───── RECORDED DATA ─────

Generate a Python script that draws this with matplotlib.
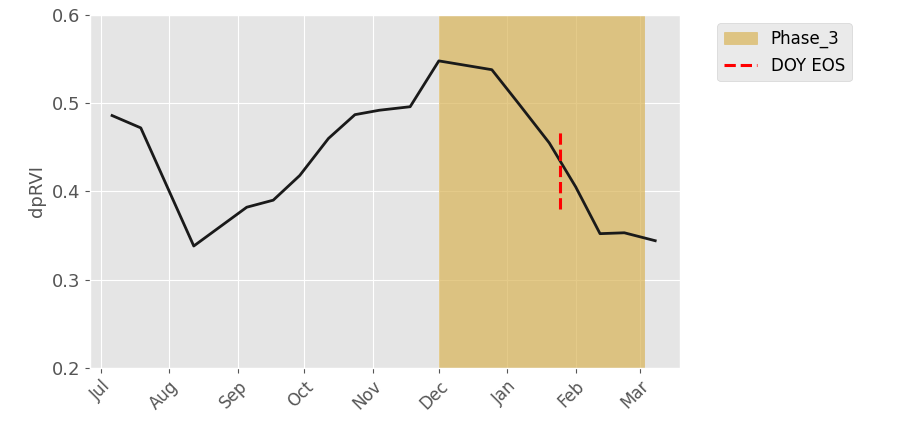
import matplotlib
matplotlib.use('Agg')
import matplotlib.pyplot as plt
import matplotlib.dates as mdates
import pandas as pd

plt.style.use('ggplot')

dates = pd.to_datetime(['2019-07-06', '2019-07-19', '2019-08-12', '2019-09-05', '2019-09-17',
                        '2019-09-29', '2019-10-12', '2019-10-24', '2019-11-04', '2019-11-18',
                        '2019-12-01', '2019-12-25', '2020-01-06', '2020-01-20', '2020-02-01',
                        '2020-02-12', '2020-02-23', '2020-03-08'])
dprvi = [0.486, 0.472, 0.338, 0.382, 0.390, 0.418, 0.460, 0.487, 0.492, 0.496,
         0.548, 0.538, 0.500, 0.455, 0.405, 0.352, 0.353, 0.344]
yticks = [0.2, 0.3, 0.4, 0.5, 0.6]

phase_start = pd.Timestamp('2019-12-01')
phase_end = pd.Timestamp('2020-03-03')
eos_date = pd.Timestamp('2020-01-25')
eos_range = (0.38, 0.47)

fig, ax = plt.subplots(figsize=(9, 4.3), dpi=100)
ax.axvspan(phase_start, phase_end, color='#d9b457', alpha=0.7, label='Phase_3')
ax.plot(dates, dprvi, color='#1a1a1a', lw=2)
ax.vlines(eos_date, *eos_range, colors='red', linestyles='--', lw=2.2, label='DOY EOS')

ax.set_ylim(0.2, 0.6)
ax.set_yticks(yticks)
ax.set_xlim(pd.Timestamp('2019-06-26'), pd.Timestamp('2020-03-19'))
ax.xaxis.set_major_locator(mdates.MonthLocator())
ax.xaxis.set_major_formatter(mdates.DateFormatter('%b'))
plt.setp(ax.get_xticklabels(), rotation=45, ha='right', rotation_mode='anchor', fontsize=12)
plt.setp(ax.get_yticklabels(), fontsize=13)
ax.set_ylabel('dpRVI', fontsize=13)
ax.legend(loc='upper left', bbox_to_anchor=(1.05, 1.0), fontsize=12)

fig.subplots_adjust(left=0.1, right=0.755, top=0.965, bottom=0.145)
fig.savefig('out.png')
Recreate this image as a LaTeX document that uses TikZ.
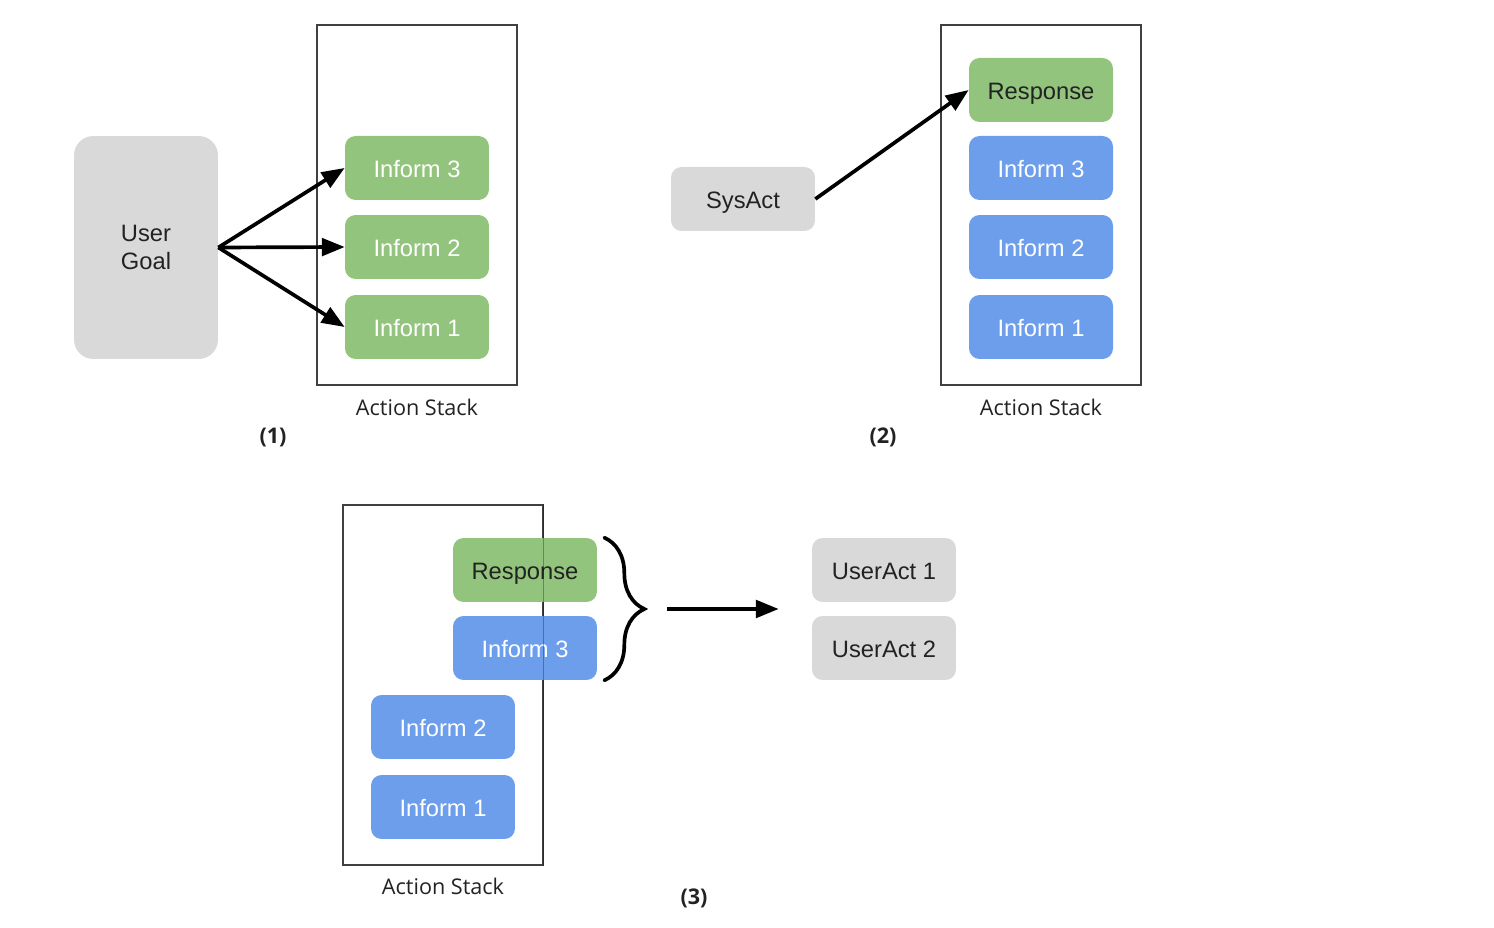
\documentclass[tikz,border=0pt]{standalone}
\usepackage{fontspec}
\setmainfont{Liberation Sans}
\newfontfamily\labfont{Open Sans}
\usetikzlibrary{arrows.meta,decorations.pathreplacing,calc}
\definecolor{gfill}{HTML}{93C47D}
\definecolor{bfill}{HTML}{6D9EEB}
\definecolor{grayfill}{HTML}{D9D9D9}
\definecolor{txtdark}{HTML}{222222}
\begin{document}
\begin{tikzpicture}[x=0.02cm,y=-0.02cm,
 actbox/.style={rounded corners=6pt, minimum width=2.88cm, minimum height=1.28cm, inner sep=0pt, text height=11pt, text depth=0pt, font=\fontsize{13.5}{16}\selectfont},
 greenbox/.style={actbox, fill=gfill, text=white},
 respbox/.style={actbox, fill=gfill, text=txtdark},
 bluebox/.style={actbox, fill=bfill, text=white},
 greybox/.style={actbox, fill=grayfill, text=txtdark},
 stackbox/.style={draw=black!75, line width=0.8pt, minimum width=4cm, minimum height=7.2cm, inner sep=0pt},
 stacklabel/.style={font=\labfont\fontsize{12.3}{14}\selectfont, text=txtdark},
 panellabel/.style={font=\labfont\bfseries\fontsize{12.3}{14}\selectfont, text=txtdark},
 arr/.style={-{Triangle[length=13pt,width=10pt]}, line width=2.1pt},
]
\useasboundingbox (0,0) rectangle (1494,928);

% ---------- Panel 1 ----------
\node[stackbox] (s1) at (417,205) {};
\node[greybox, rounded corners=11pt, minimum width=2.88cm, minimum height=4.46cm, text height=, text depth=, align=center] (ug) at (146,247.5) {User\\Goal};
\node[greenbox] (a3) at (417,168) {Inform 3};
\node[greenbox] (a2) at (417,247) {Inform 2};
\node[greenbox] (a1) at (417,327) {Inform 1};
\node[stacklabel] (l1) at (417,407) {Action Stack};
\node[panellabel] (p1) at (273,437) {(1)};
\draw[arr] (ug.east) -- (a3.west);
\draw[arr] (ug.east) -- (a2.west);
\draw[arr] (ug.east) -- (a1.west);

% ---------- Panel 2 ----------
\node[stackbox] (s2) at (1041,205) {};
\node[respbox] (b4) at (1041,90) {Response};
\node[bluebox] (b3) at (1041,168) {Inform 3};
\node[bluebox] (b2) at (1041,247) {Inform 2};
\node[bluebox] (b1) at (1041,327) {Inform 1};
\node[greybox] (sys) at (743,199) {SysAct};
\node[stacklabel] (l2) at (1041,407) {Action Stack};
\node[panellabel] (p2) at (883,437) {(2)};
\draw[arr] (sys.east) -- (b4.west);

% ---------- Panel 3 ----------
\node[stackbox] (s3) at (443,685) {};
\node[respbox] (c4) at (525,570) {Response};
\node[bluebox] (c3) at (525,648) {Inform 3};
\node[bluebox] (c2) at (443,727) {Inform 2};
\node[bluebox] (c1) at (443,807) {Inform 1};
\draw[black, line width=0.8pt, opacity=0.3] (s3.north east) -- (s3.south east);
\node[stacklabel] (l3) at (443,886) {Action Stack};
\node[panellabel] (p3) at (694,898) {(3)};
\node[greybox] (u1) at (884,570) {UserAct 1};
\node[greybox] (u2) at (884,648) {UserAct 2};
\draw[line width=2.1pt, line cap=round, decorate, decoration={brace, amplitude=0.8cm, aspect=0.5}]
  ($(c4.north east)+(7,0)$) -- ($(c3.south east)+(7,0)$);
\coordinate (bt) at ($(c4.east)!0.5!(c3.east)+(70,0)$);
\coordinate (be) at ($(u1.west)!0.5!(u2.west)+(-33,0)$);
\draw[arr] (bt) -- (be);
\end{tikzpicture}
\end{document}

─────

§ WHAT YOU HAVE TO DO: Every line from the top of the material above through the line with "plt.style.use('ggplot')" should be duplicated exactly, please; leave out the pictures.

§ RESPONSE BELOW:
Generate a Python script that draws this with matplotlib.
import matplotlib
matplotlib.use('Agg')
import matplotlib.pyplot as plt
import matplotlib.dates as mdates
import pandas as pd

plt.style.use('ggplot')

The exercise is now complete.